• Lost and Found Cash

    I walk a lot. My commute has six miles of walking round-trip. My wife and I walk everywhere we can around town and as a way to share time and thoughts. I estimate I spend about 23,000 minutes per year walking, which is about an order of magnitude more time than the average American spends doing so. Interestingly, it is nearly equal to the amount of time the average American spends in a car. (Source: Chu, Table 2; hat tip: Julian Jamison.)

    Thus, all other things equal, I have a ten-fold greater chance of finding stuff on the sidewalk than does the average American. One thing I find is cash, about $20 per year. I know it isn’t much, but putting the above information together with population statistics I can estimate how much cash is lost and found on the sidewalks and streets of America per year. It’s approximately half a billion dollars.

    The calculation is as follows. Based on my rate of good fortune, the average American finds $2 cash per year while walking (a factor of ten less than me, commensurate with the ratio of average walking time to mine). There are about 300 million Americans. The product of $2 and 300 million is $600 million.

    However, I walk in an area of above-average wealth. There may be more cash about to be lost and found than in the average city or town (hat tip: Alison Pollock). A rough estimate is that my rate of finding cash is higher than average by a factor of 1.14, which is the ratio of the median household income in my metropolitan area ($52,800) to the U.S. median household income ($46,300). Applying this adjustment reduces the total from $600 million to $526 million (= $600M/1.14). Let’s call it a half a billion dollars in round figures.

    Though it is a rough calculation, it is a plausible order of magnitude. That is, it is not obviously wrong. It passes the laugh test. Of course the calculation itself is laughably simple. One thing it neglects is the fact that I walk in urban and near-urban environments. Actually I’m not sure in which direction this affects the results. The opportunity for lost money is greater but the higher population density suggests I’d be less likely to find it. I also did not take into consideration the time of day individuals walk. Perhaps it is relevant that I do so during commute times. But again, money may be more likely lost at commute times (I find a lot near coffee shops), but there are also more people out and about to find it. Finally, it could also be that I just tend to keep my gaze downward more than most.

    Having contemplated other methods of estimation and found them intractable or full of assumptions and their potential biases, I’m fairly satisfied with my approach and results. Do you believe it, at least to an order of magnitude approximation? Why or why not?

    Comments closed
    • Someone is also losing all that money. How does that affect the aggregate of total money found? If you find $20 per year, how is it balanced by how much you inadvertently let fall from your pockets?

    • Accounting for the total amount of money left on the street nationally is such a complicated issue that I’m afraid I don’t know much to say. But walking 6 miles a day? This I understand! Good for you! And thank you for minimizing your CO2 emission in your daily commute.
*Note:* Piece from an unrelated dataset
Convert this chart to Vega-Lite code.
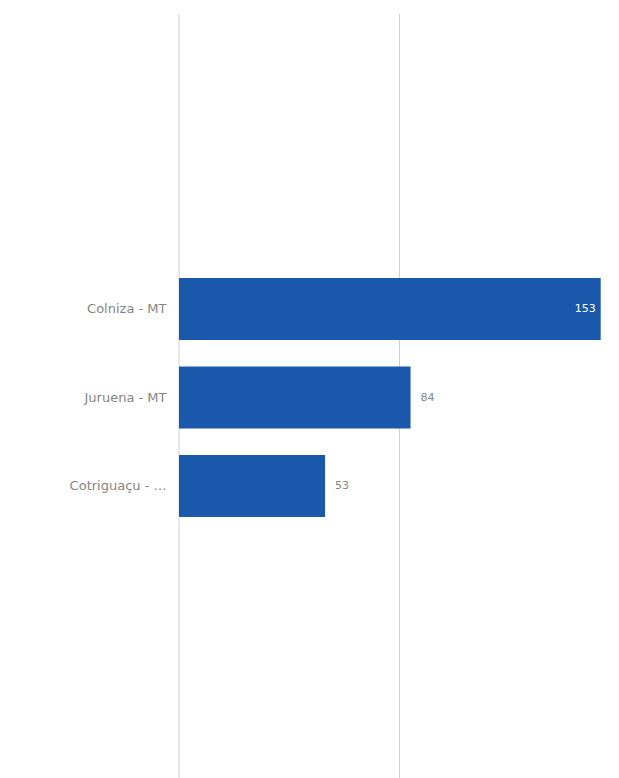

      • @Wai Yip Tung – This is a case where energy efficiency is also good finance. My employer pays for public transportation and my family only requires one car this way. I’m saving thousands per year, getting exercise, and getting lots of time to myself to read or sleep (on the train) and listen to podcasts (train or walking). I wouldn’t do it any other way even at no additional expense. Driving in a major metro area sucks.

    • If passing the laugh test means no laughing, well, I’m afraid you’ve failed. Do you account for the fact that when you walk with someone (as you do with your wife), only one of you finds the money?

      But I’ll say this: I never find money on the street in Atlanta. Ever. I do see a lot of pacifiers, on the other hand. I guess it’s clear enough why people lose those. I’m not about to walk around collecting them for a yearly tally, but I wouldn’t be too surprised if their value approached $20/year.

      • @Jim H. – Actually, the vast majority of my walking over the time period I considered was solo (remember my commute has six miles of walking round-trip). The $2/year per capita figure I estimated says nothing about the distribution. I would not be surprised if many people found $0. How much do you walk anyway?

        Nevertheless, I’d love to hear of a tractable way to improve the calculation. I’ve thought about it quite a bit and it can get unwieldy pretty fast.